Both men have a rogue’s gallery that would make most heroes cower in abject terror. Here’s a few of the baddies they’ve come into conflict with in the past.
The Green Goblin was a normal businessman and scientist until he went nuts and assumed a costumed identity. He’s fought Spider-Man time and again, learned his secret identity and even killed the Web Slinger’s girlfriend. Heck, he killed Spider-Man’s clone, Ben Reilly, which is a lot like killing Spider-Man himself. Spider-Man has handed the Goblin his ass more times than we can count, but the guy keeps getting back up for more, going so far as to return from the dead and convince the American public he’s an alright guy.
Venom is a lot like Spider-Man only bigger, tougher and stronger. And he wears a symbiotic alien costume that negates Spidey’s Spider-Sense. Nevertheless, Spider-Man has made this guy look like a chump every time they’ve crossed paths.
Dr. Octopus has a scientific mind as brilliant as Spidey’s but twisted and evil. He’s also got four mechanical arms that can pin you down and give you a spanking while the good doctor enjoys a cup of tea. Four extra arms just adds up to two extra sets of handcuffs though – Spider-Man has been kicking Doc Ock’s butt since the 1960s.
If you think Spider-Man is funny, try The Joker on for size. This guy has been mocking Batman for over 60 years and proving that you can’t keep a good clown down. He may not be able to match the Dark Knight in physical prowess or technological savvy, but he’s unpredictable and has eluded death on countless occasions. No matter how many times Batman defeats him, he keeps coming back for more.
Ra’s Al Ghul is a maniacal eco-terrorist, an immortal and he knows Batman’s true identity. He’s more than a physical match for the Caped Crusader and commands a secret cabal of the world’s deadliest assassins. Despite this, he hasn’t been able to put Batman down for the count yet.
Of all of his enemies, Bane is the long shot who actually stood a pretty good chance of ending Batman’s crime fighting career. This nutjob ex-con utilized an experimental drug called Venom and actually managed to break Batman’s back. Of course, we all know what happened next… Batman got better.
The way we see it, the fight breaks down like this…
The two heroes stumble upon each other breaking into S.T.A.R. Labs in the dead of night and naturally they both assume the other one is an evildoer. Batman wants to end it as quickly as possible and tosses out some smoke bombs in order to disable the Web Slinger with a coughing fit. He’ll finish up the job as Spider-Man tries to wipe the tears out of his eyes. But that trusty Spider-Sense comes into play, enabling Spider-Man to leap out of the way of the gas.
Spidey follows a familiar pattern: nail the opponents’ hands and feet with webbing and knock him out with one punch. Only problem is, Batman is always one step ahead of the game and is always on the move. Yeah, Spider-Man snags the end of Bat’s cape with a web, but Batman simply slips out and rolls to safety. A couple more globs of webbing end up subdue the Dark Knight but one of his hands is free, and that’s all he needs.

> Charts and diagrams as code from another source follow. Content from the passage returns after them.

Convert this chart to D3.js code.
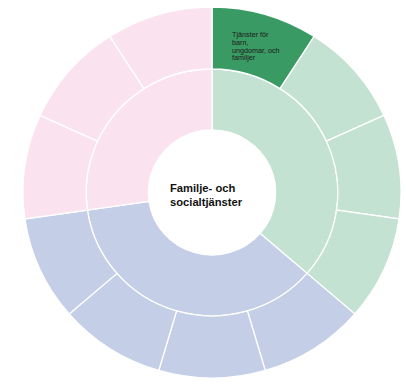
<!DOCTYPE html>
<html>
<head>
<meta charset="utf-8">
<script src="https://cdn.jsdelivr.net/npm/d3@7"></script>
<style>
  html, body { margin: 0; padding: 0; background: #ffffff; }
  svg { display: block; }
</style>
</head>
<body>
<script>
// ---- data ----
const rootLabel = ["Familje- och", "socialtjänster"];
const groupNames = ["Grupp 1", "Grupp 2", "Grupp 3"];
const groupColors = ["#c4e2d2", "#c4cee6", "#fae2ee"];
const leafValues = [[1, 1, 1, 1], [1, 1, 1, 1], [1, 1, 1]];
const leafLabels = [
  [["Tjänster för", "barn,", "ungdomar, och", "familjer"], [], [], []],
  [[], [], [], []],
  [[], [], []]
];
const highlightColor = "#3a9a63";
const highlightLeaf = [0, 0];

// ---- layout ----
const W = 406, H = 384;
const cx = 212, cy = 192.5;
const radii = [63, 124.5, 187];
const sx = 189 / 187, sy = 185.5 / 187;

const svg = d3.select("body").append("svg").attr("width", W).attr("height", H);
const g = svg.append("g").attr("transform", `translate(${cx},${cy})`);
const gArcs = g.append("g").attr("transform", `scale(${sx},${sy})`);

const tree = {
  name: rootLabel.join(" "),
  children: groupNames.map((gname, gi) => ({
    name: gname, gi,
    children: leafValues[gi].map((v, li) => ({ name: gname + "-" + li, gi, li, value: v, lines: leafLabels[gi][li] }))
  }))
};

const root = d3.hierarchy(tree).sum(d => d.value || 0);
d3.partition().size([2 * Math.PI, 3])(root);

const r = d3.scaleLinear().domain([1, 2, 3]).range(radii);

const arc = d3.arc()
  .startAngle(d => d.x0)
  .endAngle(d => d.x1)
  .innerRadius(d => r(d.y0))
  .outerRadius(d => r(d.y1));

const nodes = root.descendants().filter(d => d.depth > 0);

gArcs.selectAll("path.seg")
  .data(nodes)
  .join("path")
  .attr("class", "seg")
  .attr("d", arc)
  .attr("fill", d => (d.depth === 2 && d.data.gi === highlightLeaf[0] && d.data.li === highlightLeaf[1]) ? highlightColor : groupColors[d.data.gi])
  .attr("stroke", "#ffffff")
  .attr("stroke-width", 1.3)
  .attr("vector-effect", "non-scaling-stroke");

// leaf labels
nodes.filter(d => d.depth === 2 && d.data.lines && d.data.lines.length).forEach(d => {
  let [mx, my] = arc.centroid(d);
  mx *= sx; my *= sy;
  const t = g.append("text")
    .attr("font-family", "Liberation Sans, Arial, sans-serif")
    .attr("font-size", 7.2)
    .attr("fill", "#1b1b1b");
  const n = d.data.lines.length;
  const lh = 7.6;
  d.data.lines.forEach((ln, i) => {
    t.append("tspan").attr("y", my + (i - (n - 1) / 2) * lh + 4.6).text(ln);
  });
  let maxW = 0;
  t.selectAll("tspan").each(function () { maxW = Math.max(maxW, this.getComputedTextLength()); });
  t.selectAll("tspan").attr("x", mx - maxW / 2 - 0.5);
});

// center label
const ct = g.append("text")
  .attr("font-family", "Liberation Sans, Arial, sans-serif")
  .attr("font-weight", "bold")
  .attr("font-size", 11.2)
  .attr("fill", "#111111");
rootLabel.forEach((ln, i) => {
  ct.append("tspan").attr("x", -42).attr("y", -0.8 + i * 14).text(ln);
});
</script>
</body>
</html>
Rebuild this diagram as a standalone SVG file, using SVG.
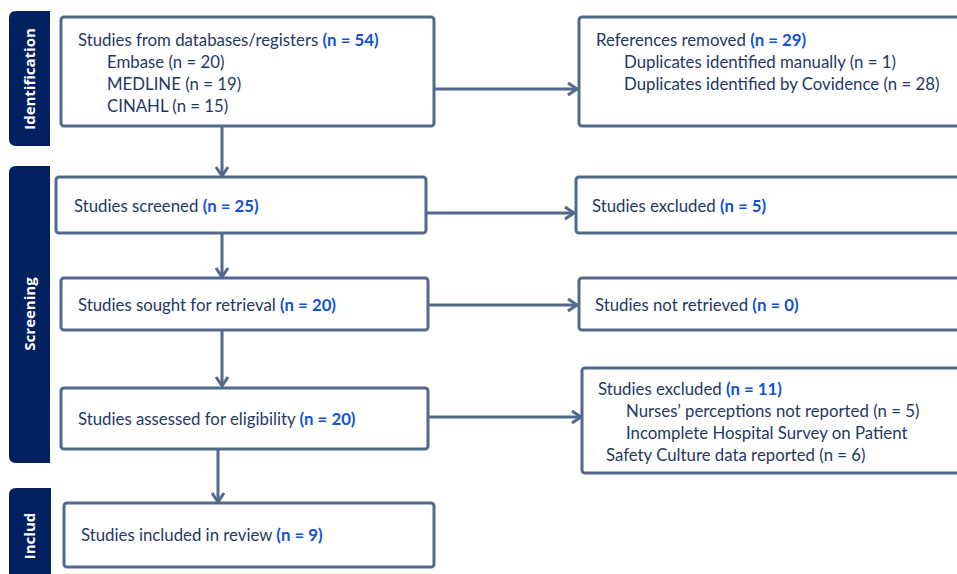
<svg xmlns="http://www.w3.org/2000/svg" width="957" height="574" viewBox="0 0 957 574">
<style>
.box{fill:#fff;stroke:#50698C;stroke-width:3}
.bar{fill:#002060}
.side{font-family:"Open Sans","Noto Sans",sans-serif;font-weight:bold;font-size:15px;fill:#fff;text-anchor:middle}
.t{font-family:Lato,"Liberation Sans",sans-serif;font-size:16.8px;fill:#1F3864}
.b{font-weight:bold;fill:#1152D4}
.c{fill:none;stroke:#50698C;stroke-width:3}
</style>
<defs>
<marker id="ah" markerUnits="userSpaceOnUse" markerWidth="16" markerHeight="16" refX="12" refY="8" orient="auto">
<path d="M3,2 L12,8 L3,14" fill="none" stroke="#50698C" stroke-width="3"/>
</marker>
</defs>
<rect width="957" height="574" fill="#fff"/>
<g id="phase-identification">
<path class="bar" d="M16,11 H50 V146 H16 Q9,146 9,139 V18 Q9,11 16,11 Z"/>
<text class="side" transform="translate(35,79) rotate(-90)">Identification</text>
</g>
<g id="phase-screening">
<path class="bar" d="M16,166 H50 V463 H16 Q9,463 9,456 V173 Q9,166 16,166 Z"/>
<text class="side" transform="translate(35,314) rotate(-90)">Screening</text>
</g>
<g id="phase-included">
<path class="bar" d="M16,488 H51 V580 H9 V495 Q9,488 16,488 Z"/>
<text class="side" transform="translate(35,536) rotate(-90)">Includ</text>
</g>
<g id="connectors">
<line class="c" x1="434" y1="89" x2="577" y2="89" marker-end="url(#ah)"/>
<line class="c" x1="222" y1="126" x2="222" y2="176" marker-end="url(#ah)"/>
<line class="c" x1="426" y1="213" x2="574" y2="213" marker-end="url(#ah)"/>
<line class="c" x1="222" y1="233" x2="222" y2="277" marker-end="url(#ah)"/>
<line class="c" x1="428" y1="305" x2="577" y2="305" marker-end="url(#ah)"/>
<line class="c" x1="222" y1="330" x2="222" y2="386" marker-end="url(#ah)"/>
<line class="c" x1="428" y1="417" x2="581" y2="417" marker-end="url(#ah)"/>
<line class="c" x1="218" y1="449" x2="218" y2="502" marker-end="url(#ah)"/>
</g>
<g id="n-databases">
<rect class="box" x="61" y="17" width="373" height="109" rx="3"/>
<text class="t" x="78" y="46">Studies from databases/registers <tspan class="b">(n = 54)</tspan></text>
<text class="t" x="107" y="68">Embase (n = 20)</text>
<text class="t" x="107" y="90">MEDLINE (n = 19)</text>
<text class="t" x="107" y="112">CINAHL (n = 15)</text>
</g>
<g id="n-removed">
<rect class="box" x="579" y="17" width="390" height="109" rx="3"/>
<text class="t" x="596" y="46">References removed <tspan class="b">(n = 29)</tspan></text>
<text class="t" x="624" y="68">Duplicates identified manually (n = 1)</text>
<text class="t" x="624" y="90">Duplicates identified by Covidence (n = 28)</text>
</g>
<g id="n-screened">
<rect class="box" x="56" y="177" width="370" height="56" rx="3"/>
<text class="t" x="74" y="212">Studies screened <tspan class="b">(n = 25)</tspan></text>
</g>
<g id="n-excluded1">
<rect class="box" x="576" y="177" width="390" height="56" rx="3"/>
<text class="t" x="592" y="212">Studies excluded <tspan class="b">(n = 5)</tspan></text>
</g>
<g id="n-sought">
<rect class="box" x="61" y="278" width="367" height="52" rx="3"/>
<text class="t" x="78" y="311">Studies sought for retrieval <tspan class="b">(n = 20)</tspan></text>
</g>
<g id="n-notretrieved">
<rect class="box" x="579" y="278" width="390" height="52" rx="3"/>
<text class="t" x="595" y="311">Studies not retrieved <tspan class="b">(n = 0)</tspan></text>
</g>
<g id="n-assessed">
<rect class="box" x="61" y="388" width="367" height="61" rx="3"/>
<text class="t" x="78" y="425">Studies assessed for eligibility <tspan class="b">(n = 20)</tspan></text>
</g>
<g id="n-excluded2">
<rect class="box" x="582" y="368" width="390" height="105" rx="3"/>
<text class="t" x="598" y="395">Studies excluded <tspan class="b">(n = 11)</tspan></text>
<text class="t" x="626" y="417">Nurses’ perceptions not reported (n = 5)</text>
<text class="t" x="626" y="439">Incomplete Hospital Survey on Patient</text>
<text class="t" x="606" y="461">Safety Culture data reported (n = 6)</text>
</g>
<g id="n-included">
<rect class="box" x="64" y="503" width="370" height="64" rx="3"/>
<text class="t" x="81" y="541">Studies included in review <tspan class="b">(n = 9)</tspan></text>
</g>
</svg>
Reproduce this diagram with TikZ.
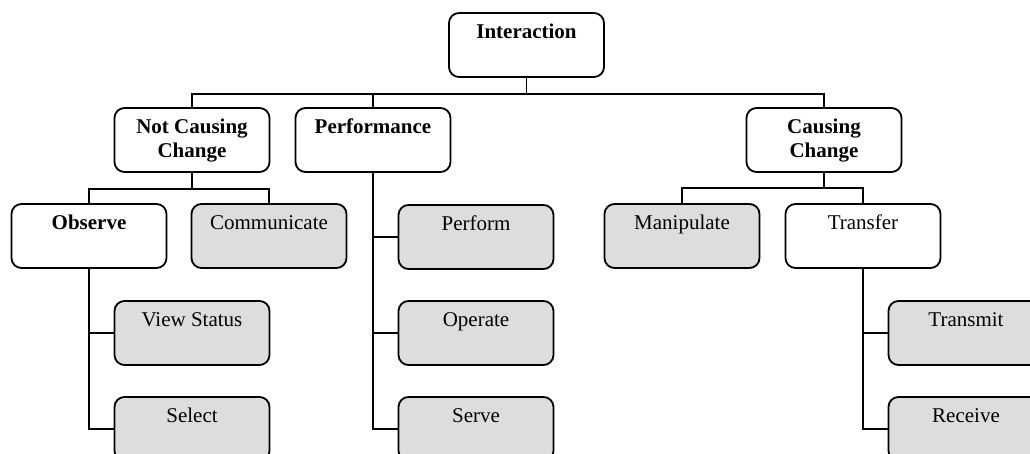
\documentclass[tikz,border=0pt]{standalone}
\usepackage{fontspec}
\setmainfont{Liberation Serif}
\definecolor{leafgray}{HTML}{DDDDDD}
\begin{document}
\begin{tikzpicture}[x=0.5bp,y=-0.5bp,
  box/.style={draw=black, line width=0.9bp, rounded corners=5bp,
    minimum width=77.5bp, minimum height=32bp, inner xsep=0pt, inner ysep=0pt,
    text height=13bp, text depth=19bp, align=center,
    font=\fontsize{10.5bp}{12bp}\selectfont},
  head/.style={box, fill=white, font=\fontsize{10.5bp}{12bp}\selectfont\bfseries},
  % two-line labels sit on the baseline of their last line
  twoline/.style={head, text height=25bp, text depth=7bp},
  plain/.style={box, fill=white},
  leaf/.style={box, fill=leafgray},
  link/.style={draw=black, line width=0.65bp}]
\useasboundingbox (0,0) rectangle (1030,454);
\clip (0,0) rectangle (1030,454);

% top level
\node[head]    (inter) at (526.5,45) {Interaction};
\node[twoline] (ncc)   at (192,140)  {Not Causing\\Change};
\node[head]    (perf)  at (373,140)  {Performance};
\node[twoline] (cc)    at (824,140)  {Causing\\Change};

% second level
\node[head]  (obs)    at (89,236)  {Observe};
\node[leaf]  (comm)   at (269,236) {Communicate};
\node[leaf]  (manip)  at (682,236) {Manipulate};
\node[plain] (trans)  at (863,236) {Transfer};

% stacked leaves
\node[leaf] (view)     at (192,333) {View Status};
\node[leaf] (select)   at (192,429) {Select};
\node[leaf] (perform)  at (476,237) {Perform};
\node[leaf] (operate)  at (476,333) {Operate};
\node[leaf] (serve)    at (476,429) {Serve};
\node[leaf] (transmit) at (966,333) {Transmit};
\node[leaf] (receive)  at (966,429) {Receive};

% bus connectors
\draw[link] (inter.south) -- ++(0,16) -| (ncc.north);
\draw[link] (inter.south) -- ++(0,16) -| (perf.north);
\draw[link] (inter.south) -- ++(0,16) -| (cc.north);
\draw[link] (ncc.south) -- ++(0,16) -| (obs.north);
\draw[link] (ncc.south) -- ++(0,16) -| (comm.north);
\draw[link] (cc.south) -- ++(0,15) -| (manip.north);
\draw[link] (cc.south) -- ++(0,15) -| (trans.north);

% side connectors
\draw[link] (obs.south) |- (view.west);
\draw[link] (obs.south) |- (select.west);
\draw[link] (perf.south) |- (perform.west);
\draw[link] (perf.south) |- (operate.west);
\draw[link] (perf.south) |- (serve.west);
\draw[link] (trans.south) |- (transmit.west);
\draw[link] (trans.south) |- (receive.west);
\end{tikzpicture}
\end{document}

Realizing that Spider-Man seems to be anticipating his moves before he makes them, Batman tosses out a flash bomb to blind his opponent and couples it with a device that emits a screeching noise that disorients Spidey and pretty much negates his Spider-Sense. A couple bursts from the torch that he keeps in his utility belt and Batman is free. Slipping on a set of energized brass knuckles, Batman lands a one-two punch combo that puts Spider-Man down for the count.
Bada-boom, bada-bing – out comes the Bat-string… okay, he’d never call it that, but at any rate the Dark Knight has got some sort of rope that he uses to keep Spider-Man under wraps until he comes to and Batman can question him. At which point the two inevitably team up and go after the real villain, Doctor Octopus.
The Winner: Batman. ‘Cause let’s face it, nobody can beat Batman.